# AIM OF THE EXERCISE:
Copy nothing but the text: reproduce each line of the listing exactly and leave the pictures out.

--- MATERIAL ---

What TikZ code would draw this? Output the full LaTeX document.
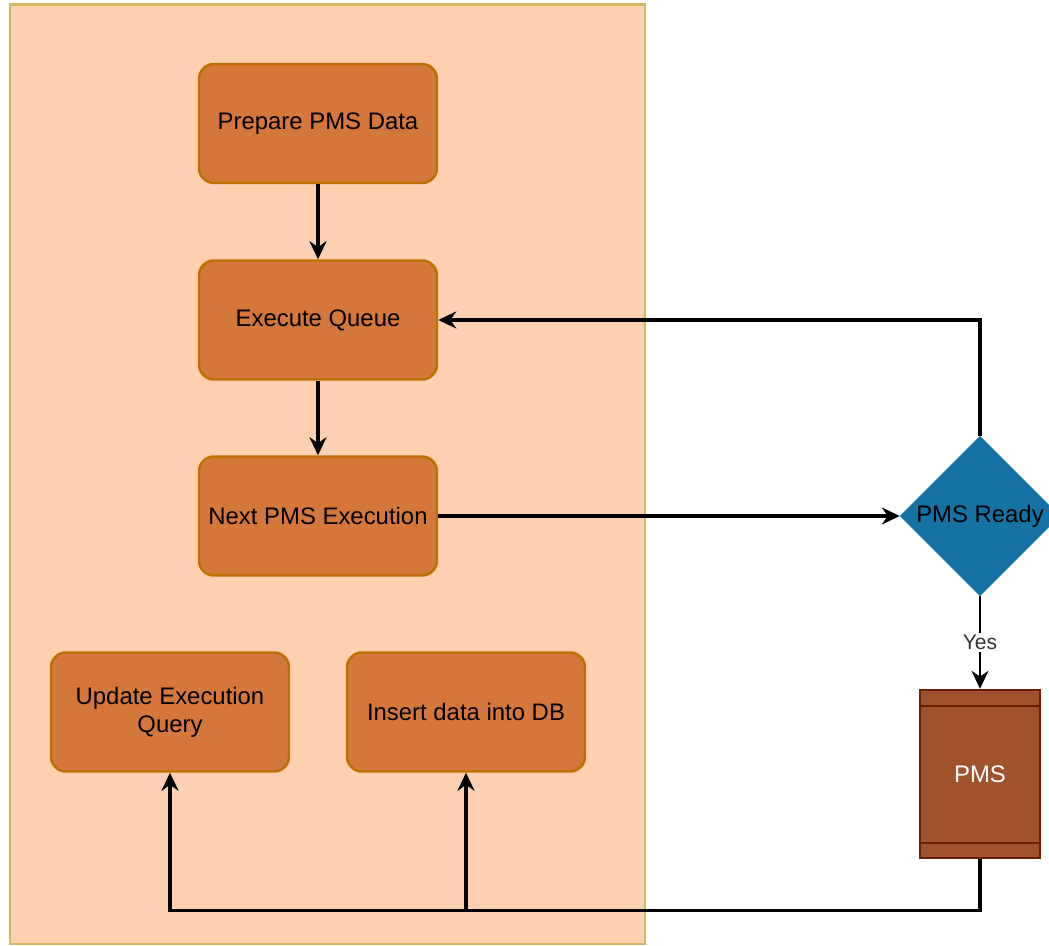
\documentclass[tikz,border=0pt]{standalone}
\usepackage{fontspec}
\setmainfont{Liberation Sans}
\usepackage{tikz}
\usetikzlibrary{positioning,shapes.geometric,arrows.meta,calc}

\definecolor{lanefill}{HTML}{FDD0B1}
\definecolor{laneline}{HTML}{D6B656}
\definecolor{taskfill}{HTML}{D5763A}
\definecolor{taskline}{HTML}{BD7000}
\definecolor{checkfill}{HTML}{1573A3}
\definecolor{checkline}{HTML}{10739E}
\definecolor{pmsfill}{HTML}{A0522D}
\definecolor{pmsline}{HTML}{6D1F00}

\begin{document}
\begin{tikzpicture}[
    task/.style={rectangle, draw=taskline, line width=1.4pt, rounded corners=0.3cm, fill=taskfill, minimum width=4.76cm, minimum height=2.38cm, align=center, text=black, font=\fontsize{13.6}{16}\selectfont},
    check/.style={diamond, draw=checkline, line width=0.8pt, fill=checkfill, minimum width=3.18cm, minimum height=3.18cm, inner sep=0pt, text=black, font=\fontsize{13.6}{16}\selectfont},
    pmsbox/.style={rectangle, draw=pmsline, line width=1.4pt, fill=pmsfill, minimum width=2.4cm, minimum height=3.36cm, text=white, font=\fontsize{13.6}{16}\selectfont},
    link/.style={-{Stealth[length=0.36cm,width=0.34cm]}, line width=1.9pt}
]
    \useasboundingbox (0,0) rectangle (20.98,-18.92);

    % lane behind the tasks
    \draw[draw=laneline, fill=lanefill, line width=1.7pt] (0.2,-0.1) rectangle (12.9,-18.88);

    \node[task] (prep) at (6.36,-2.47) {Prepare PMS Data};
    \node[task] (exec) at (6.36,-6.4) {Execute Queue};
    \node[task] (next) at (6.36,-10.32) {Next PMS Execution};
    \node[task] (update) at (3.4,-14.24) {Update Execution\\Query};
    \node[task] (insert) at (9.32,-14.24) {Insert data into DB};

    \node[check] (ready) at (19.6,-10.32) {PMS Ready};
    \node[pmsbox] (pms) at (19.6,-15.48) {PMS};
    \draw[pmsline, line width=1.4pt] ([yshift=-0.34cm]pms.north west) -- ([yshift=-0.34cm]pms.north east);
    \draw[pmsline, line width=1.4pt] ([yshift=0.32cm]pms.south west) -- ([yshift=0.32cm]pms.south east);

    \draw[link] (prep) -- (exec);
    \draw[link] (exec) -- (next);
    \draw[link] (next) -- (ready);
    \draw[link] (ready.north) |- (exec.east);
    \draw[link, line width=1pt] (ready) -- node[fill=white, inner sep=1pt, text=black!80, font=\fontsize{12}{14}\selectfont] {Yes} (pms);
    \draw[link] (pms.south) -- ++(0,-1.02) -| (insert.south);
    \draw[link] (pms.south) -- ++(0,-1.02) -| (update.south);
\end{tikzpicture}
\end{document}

---

# RESPONSE TO THIS EXERCISE:
What TikZ code would draw this? Output the full LaTeX document.
\documentclass[tikz,border=0pt]{standalone}
\usepackage{fontspec}
\setmainfont{Liberation Sans}
\usepackage{tikz}
\usetikzlibrary{positioning,shapes.geometric,arrows.meta,calc}

\definecolor{lanefill}{HTML}{FDD0B1}
\definecolor{laneline}{HTML}{D6B656}
\definecolor{taskfill}{HTML}{D5763A}
\definecolor{taskline}{HTML}{BD7000}
\definecolor{checkfill}{HTML}{1573A3}
\definecolor{checkline}{HTML}{10739E}
\definecolor{pmsfill}{HTML}{A0522D}
\definecolor{pmsline}{HTML}{6D1F00}

\begin{document}
\begin{tikzpicture}[
    task/.style={rectangle, draw=taskline, line width=1.4pt, rounded corners=0.3cm, fill=taskfill, minimum width=4.76cm, minimum height=2.38cm, align=center, text=black, font=\fontsize{13.6}{16}\selectfont},
    check/.style={diamond, draw=checkline, line width=0.8pt, fill=checkfill, minimum width=3.18cm, minimum height=3.18cm, inner sep=0pt, text=black, font=\fontsize{13.6}{16}\selectfont},
    pmsbox/.style={rectangle, draw=pmsline, line width=1.4pt, fill=pmsfill, minimum width=2.4cm, minimum height=3.36cm, text=white, font=\fontsize{13.6}{16}\selectfont},
    link/.style={-{Stealth[length=0.36cm,width=0.34cm]}, line width=1.9pt}
]
    \useasboundingbox (0,0) rectangle (20.98,-18.92);

    % lane behind the tasks
    \draw[draw=laneline, fill=lanefill, line width=1.7pt] (0.2,-0.1) rectangle (12.9,-18.88);

    \node[task] (prep) at (6.36,-2.47) {Prepare PMS Data};
    \node[task] (exec) at (6.36,-6.4) {Execute Queue};
    \node[task] (next) at (6.36,-10.32) {Next PMS Execution};
    \node[task] (update) at (3.4,-14.24) {Update Execution\\Query};
    \node[task] (insert) at (9.32,-14.24) {Insert data into DB};

    \node[check] (ready) at (19.6,-10.32) {PMS Ready};
    \node[pmsbox] (pms) at (19.6,-15.48) {PMS};
    \draw[pmsline, line width=1.4pt] ([yshift=-0.34cm]pms.north west) -- ([yshift=-0.34cm]pms.north east);
    \draw[pmsline, line width=1.4pt] ([yshift=0.32cm]pms.south west) -- ([yshift=0.32cm]pms.south east);

    \draw[link] (prep) -- (exec);
    \draw[link] (exec) -- (next);
    \draw[link] (next) -- (ready);
    \draw[link] (ready.north) |- (exec.east);
    \draw[link, line width=1pt] (ready) -- node[fill=white, inner sep=1pt, text=black!80, font=\fontsize{12}{14}\selectfont] {Yes} (pms);
    \draw[link] (pms.south) -- ++(0,-1.02) -| (insert.south);
    \draw[link] (pms.south) -- ++(0,-1.02) -| (update.south);
\end{tikzpicture}
\end{document}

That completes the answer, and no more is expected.